A lot has already been said about the disastrous effects of these clauses on public health initiatives, like plain packaging for cigarettes. While the thought of paying Philip Morris so Australia can have a law to protect the health of Australians is bad enough, the effects on our environment could also be devastating.
When Germany's Hamburg Environmental Authority issued a licence imposing water quality standards on a coal-fired power plant, energy giant Vattenfall commenced investor-state arbitration against the German government, seeking about €1.4 billion, plus arbitration costs and interest. Ultimately Germany and Vattenfall settled the dispute, with Germany agreeing to weaken environmental standards in favour of the corporation. Vattenfall has now started proceedings claiming a reported €3.7 billion in compensation as a result of the German government's decision to phase out nuclear power.
Under Australian federal environmental law there are a number of provisions which allow our environment minister to vary or revoke approvals for projects like mines in certain circumstances, such as when there is new evidence about the environmental effects. An Australian licence holder has to accept the minister's decision. But under the new rules, an international investor would be able to seek compensation for any loss of profits from the project.
This opens up a legal nightmare. Imagine that there's been a bushfire, and an endangered Australian species has suffered a huge loss of habitat. If any Australian government then wanted to change a permit to stop a foreign company from clearing habitat that had become vital to the survival of this species, we would have to pay the company 'compensation'. Similarly, if our government made a decision to protect a rural community from coal seam gas extraction, a foreign investor could potentially take Australia to court and be compensated for their loss of earnings.
Frighteningly, all of this is happening in secret. We don't know exactly what the TPP will contain. Around the world, no one knows the full extent of the impact that ISDS clauses have had, because when an investor-state case goes ahead, the arbitration decisions are often kept secret. What we do know is that simply having these clauses in place creates the significant risk of 'regulatory chill'; a reluctance by governments to act because of the risk of an investor-state dispute. Even in claims when the investor corporations are unsuccessful, governments often end up having to pay half the cost of the arbitration and their own legal expenses.
Worse still, the liability created by ISDS clauses continues even if we decide the treaty is a bad idea after all. While our government could subsequently withdraw from the treaty, as other governments have commenced doing after losing ISDS disputes, the companies that had already invested would continue to be protected by the ISDS for typically another 20 years.

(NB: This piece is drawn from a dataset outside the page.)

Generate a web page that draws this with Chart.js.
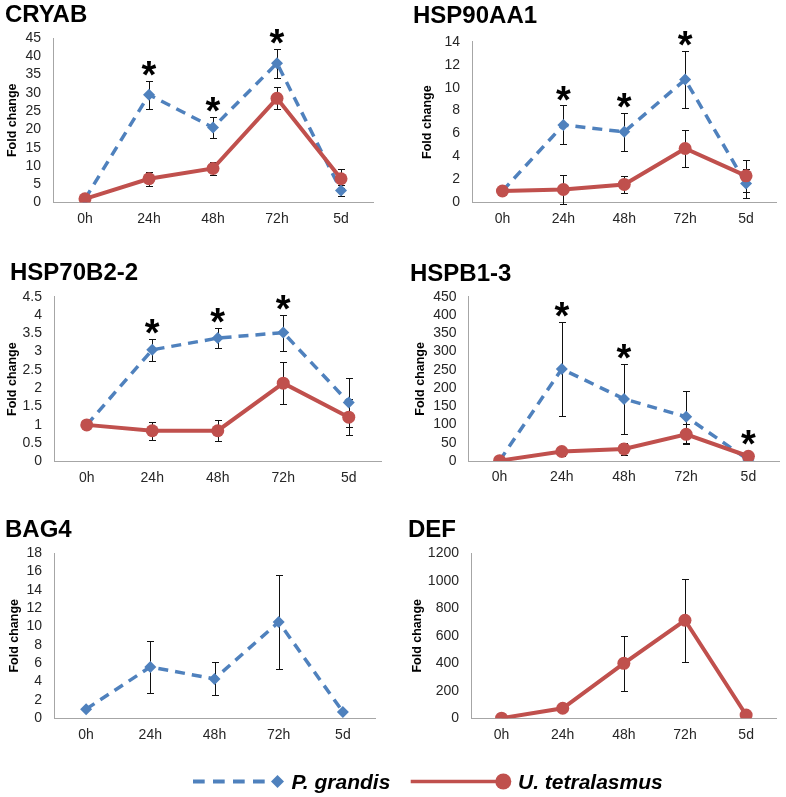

The potential benefits from these clauses to Australians are very limited. Australian businesses have apparently never used the ISDS provisions in Australian treaties. The Productivity Commission, in a 2010 report into ISDS clauses, recommended that our government avoid the inclusion of investor-state dispute settlement provisions in [international agreements] that grant foreign investors in Australia substantive or procedural rights greater than those enjoyed by Australian investors – advice that the Abbott Government appears to be ignoring in the TPP negotiations.
Do we really want to create an Australia where we have to pay a foreign corporation not to dig up or destroy our coastline or native forests? Our laws should protect Australians and the places we love – not the profits of foreign multinationals.
Tom Warne-Smith is a Policy & Law Reform lawyer at the Environment Defenders Office (Victoria).